-- begin --

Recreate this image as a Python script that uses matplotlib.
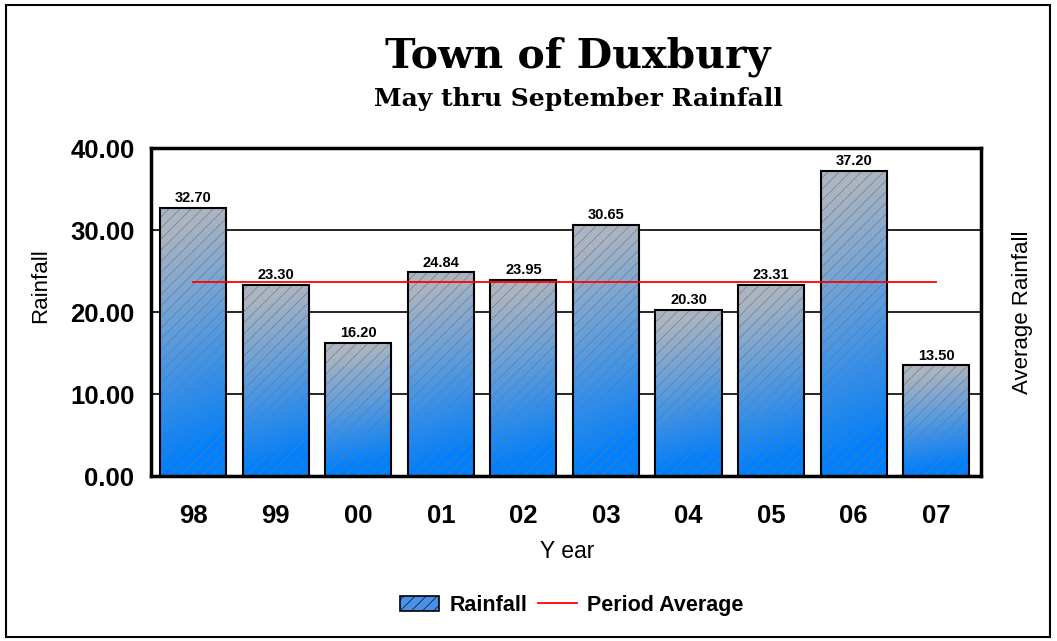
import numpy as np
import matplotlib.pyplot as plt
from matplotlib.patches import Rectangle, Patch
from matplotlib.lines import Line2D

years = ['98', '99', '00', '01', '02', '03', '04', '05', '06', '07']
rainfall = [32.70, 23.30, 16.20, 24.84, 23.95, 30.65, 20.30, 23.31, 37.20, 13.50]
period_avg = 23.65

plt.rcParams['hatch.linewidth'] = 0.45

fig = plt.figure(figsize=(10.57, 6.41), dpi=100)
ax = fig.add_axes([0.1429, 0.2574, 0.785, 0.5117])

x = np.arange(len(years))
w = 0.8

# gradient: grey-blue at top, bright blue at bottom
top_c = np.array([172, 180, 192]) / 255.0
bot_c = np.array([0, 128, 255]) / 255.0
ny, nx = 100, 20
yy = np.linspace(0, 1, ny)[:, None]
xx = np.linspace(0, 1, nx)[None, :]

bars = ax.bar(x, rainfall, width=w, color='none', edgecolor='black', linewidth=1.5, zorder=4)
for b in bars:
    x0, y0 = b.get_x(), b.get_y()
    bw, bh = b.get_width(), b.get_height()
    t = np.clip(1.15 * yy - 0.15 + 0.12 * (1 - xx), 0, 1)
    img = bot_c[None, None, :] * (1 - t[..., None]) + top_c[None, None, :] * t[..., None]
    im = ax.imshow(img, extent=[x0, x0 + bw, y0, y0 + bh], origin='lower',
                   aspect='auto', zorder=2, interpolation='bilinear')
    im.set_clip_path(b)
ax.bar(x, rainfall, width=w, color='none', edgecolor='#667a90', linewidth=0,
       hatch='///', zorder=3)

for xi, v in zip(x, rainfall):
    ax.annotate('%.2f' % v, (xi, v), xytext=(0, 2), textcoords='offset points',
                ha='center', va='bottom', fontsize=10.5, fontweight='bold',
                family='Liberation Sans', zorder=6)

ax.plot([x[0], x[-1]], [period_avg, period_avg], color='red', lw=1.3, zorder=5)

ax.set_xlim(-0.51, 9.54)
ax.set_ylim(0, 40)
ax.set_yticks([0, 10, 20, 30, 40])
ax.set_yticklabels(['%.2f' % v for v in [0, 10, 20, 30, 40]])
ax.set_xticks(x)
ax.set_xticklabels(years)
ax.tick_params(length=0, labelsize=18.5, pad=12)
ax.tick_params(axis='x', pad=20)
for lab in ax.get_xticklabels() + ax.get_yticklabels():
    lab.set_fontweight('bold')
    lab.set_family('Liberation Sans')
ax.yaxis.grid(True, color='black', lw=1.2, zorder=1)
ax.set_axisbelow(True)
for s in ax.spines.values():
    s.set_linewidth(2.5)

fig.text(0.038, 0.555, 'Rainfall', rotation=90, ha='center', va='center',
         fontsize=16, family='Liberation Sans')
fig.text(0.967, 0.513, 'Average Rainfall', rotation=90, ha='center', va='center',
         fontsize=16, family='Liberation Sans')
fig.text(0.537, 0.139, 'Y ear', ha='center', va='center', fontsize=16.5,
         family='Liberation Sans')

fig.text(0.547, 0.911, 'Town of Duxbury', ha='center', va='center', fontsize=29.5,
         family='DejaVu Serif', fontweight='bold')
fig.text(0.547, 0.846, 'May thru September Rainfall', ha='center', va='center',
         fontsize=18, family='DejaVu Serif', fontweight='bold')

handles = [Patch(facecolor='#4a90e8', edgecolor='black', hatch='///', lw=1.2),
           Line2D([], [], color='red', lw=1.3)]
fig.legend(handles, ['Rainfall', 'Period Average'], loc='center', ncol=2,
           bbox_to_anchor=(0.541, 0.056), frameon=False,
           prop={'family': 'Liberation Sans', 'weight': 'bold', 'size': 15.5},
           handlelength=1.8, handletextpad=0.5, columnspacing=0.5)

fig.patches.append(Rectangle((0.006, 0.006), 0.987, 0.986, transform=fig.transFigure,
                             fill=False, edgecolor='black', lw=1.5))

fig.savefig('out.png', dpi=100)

-- end --
-- begin --

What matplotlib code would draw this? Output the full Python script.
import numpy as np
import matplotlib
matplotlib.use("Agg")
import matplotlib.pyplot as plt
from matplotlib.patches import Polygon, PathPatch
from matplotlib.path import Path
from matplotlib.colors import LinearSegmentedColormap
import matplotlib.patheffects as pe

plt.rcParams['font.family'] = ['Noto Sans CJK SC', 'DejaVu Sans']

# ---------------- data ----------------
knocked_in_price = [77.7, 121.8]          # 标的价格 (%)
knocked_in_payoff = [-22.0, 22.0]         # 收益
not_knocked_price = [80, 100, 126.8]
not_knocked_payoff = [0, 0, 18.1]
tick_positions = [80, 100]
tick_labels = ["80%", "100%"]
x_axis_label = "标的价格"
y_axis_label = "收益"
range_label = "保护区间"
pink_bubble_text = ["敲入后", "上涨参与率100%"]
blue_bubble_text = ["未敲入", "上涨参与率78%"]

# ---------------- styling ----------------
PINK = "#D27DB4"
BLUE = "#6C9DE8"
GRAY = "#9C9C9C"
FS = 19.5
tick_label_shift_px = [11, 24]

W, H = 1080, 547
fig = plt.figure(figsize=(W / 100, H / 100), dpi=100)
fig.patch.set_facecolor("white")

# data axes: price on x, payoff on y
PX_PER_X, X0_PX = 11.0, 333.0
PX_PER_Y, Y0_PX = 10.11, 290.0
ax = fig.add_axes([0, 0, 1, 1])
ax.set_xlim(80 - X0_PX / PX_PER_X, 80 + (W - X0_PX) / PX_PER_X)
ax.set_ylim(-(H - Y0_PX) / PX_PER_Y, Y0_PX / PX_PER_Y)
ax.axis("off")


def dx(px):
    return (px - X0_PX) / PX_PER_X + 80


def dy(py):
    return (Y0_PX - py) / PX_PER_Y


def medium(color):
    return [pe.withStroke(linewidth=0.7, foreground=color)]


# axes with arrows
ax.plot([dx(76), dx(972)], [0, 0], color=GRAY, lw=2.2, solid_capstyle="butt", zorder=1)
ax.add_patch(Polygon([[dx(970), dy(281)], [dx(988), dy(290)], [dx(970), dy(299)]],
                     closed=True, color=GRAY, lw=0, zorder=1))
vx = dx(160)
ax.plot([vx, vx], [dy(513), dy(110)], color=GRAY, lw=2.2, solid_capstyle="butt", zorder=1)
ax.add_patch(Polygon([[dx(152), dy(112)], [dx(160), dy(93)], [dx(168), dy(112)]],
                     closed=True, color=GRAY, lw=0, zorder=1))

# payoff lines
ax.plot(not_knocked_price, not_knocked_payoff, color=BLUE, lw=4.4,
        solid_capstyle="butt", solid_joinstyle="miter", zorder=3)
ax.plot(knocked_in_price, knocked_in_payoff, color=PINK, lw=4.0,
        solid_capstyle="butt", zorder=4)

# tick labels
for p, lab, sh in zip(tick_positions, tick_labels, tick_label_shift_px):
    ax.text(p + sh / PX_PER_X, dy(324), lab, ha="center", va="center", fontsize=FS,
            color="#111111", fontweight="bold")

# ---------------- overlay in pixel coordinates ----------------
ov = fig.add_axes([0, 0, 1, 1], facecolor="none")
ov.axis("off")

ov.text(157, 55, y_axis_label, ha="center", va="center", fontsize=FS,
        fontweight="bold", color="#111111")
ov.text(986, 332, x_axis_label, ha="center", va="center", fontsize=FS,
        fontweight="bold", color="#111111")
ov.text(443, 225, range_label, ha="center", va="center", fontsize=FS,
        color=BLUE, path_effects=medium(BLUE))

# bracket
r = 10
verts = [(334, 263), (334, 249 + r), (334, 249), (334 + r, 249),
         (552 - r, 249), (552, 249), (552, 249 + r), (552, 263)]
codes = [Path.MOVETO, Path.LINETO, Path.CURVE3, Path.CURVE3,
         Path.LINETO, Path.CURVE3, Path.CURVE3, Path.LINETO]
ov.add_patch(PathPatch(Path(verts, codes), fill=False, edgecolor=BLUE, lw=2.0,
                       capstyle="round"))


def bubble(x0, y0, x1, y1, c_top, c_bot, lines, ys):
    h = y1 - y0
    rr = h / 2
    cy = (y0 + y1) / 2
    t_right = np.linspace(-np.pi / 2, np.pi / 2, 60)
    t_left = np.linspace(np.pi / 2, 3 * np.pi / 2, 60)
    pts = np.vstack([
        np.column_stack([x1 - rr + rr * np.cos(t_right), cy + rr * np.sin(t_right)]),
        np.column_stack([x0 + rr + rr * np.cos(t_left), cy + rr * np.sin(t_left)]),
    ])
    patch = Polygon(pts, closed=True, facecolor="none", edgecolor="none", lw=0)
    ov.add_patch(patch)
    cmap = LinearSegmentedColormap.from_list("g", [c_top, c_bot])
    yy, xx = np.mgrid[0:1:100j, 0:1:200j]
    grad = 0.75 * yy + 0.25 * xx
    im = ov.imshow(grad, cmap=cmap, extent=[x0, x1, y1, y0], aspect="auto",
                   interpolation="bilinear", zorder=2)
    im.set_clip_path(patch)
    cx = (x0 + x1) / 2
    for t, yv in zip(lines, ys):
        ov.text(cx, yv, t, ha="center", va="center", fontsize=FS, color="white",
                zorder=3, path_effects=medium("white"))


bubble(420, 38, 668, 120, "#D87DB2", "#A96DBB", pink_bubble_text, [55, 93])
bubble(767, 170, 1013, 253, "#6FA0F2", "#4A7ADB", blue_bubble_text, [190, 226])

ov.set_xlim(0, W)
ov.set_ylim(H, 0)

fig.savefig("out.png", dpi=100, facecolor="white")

-- end --
-- begin --

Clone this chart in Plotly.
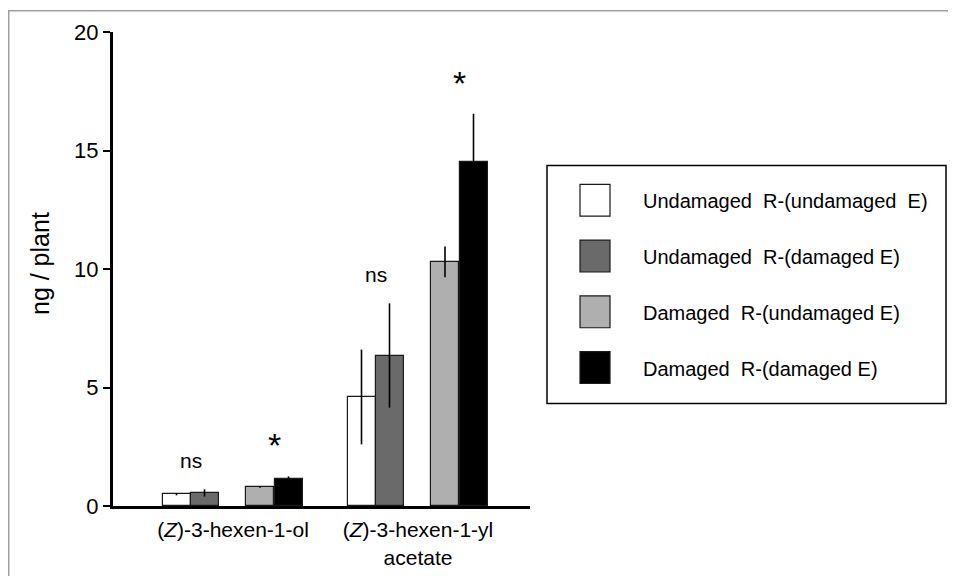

-- end --

• **WHAT YOU NEED TO DO**: Of the lines above, quote exactly those from the one with "Recreate this image" through the one with "plt.rcParams['hatch.linewidth'] = 0.45", ends included; pictures stay out.

• **EXERCISE ANSWER**:
Recreate this image as a Python script that uses matplotlib.
import numpy as np
import matplotlib.pyplot as plt
from matplotlib.patches import Rectangle, Patch
from matplotlib.lines import Line2D

years = ['98', '99', '00', '01', '02', '03', '04', '05', '06', '07']
rainfall = [32.70, 23.30, 16.20, 24.84, 23.95, 30.65, 20.30, 23.31, 37.20, 13.50]
period_avg = 23.65

plt.rcParams['hatch.linewidth'] = 0.45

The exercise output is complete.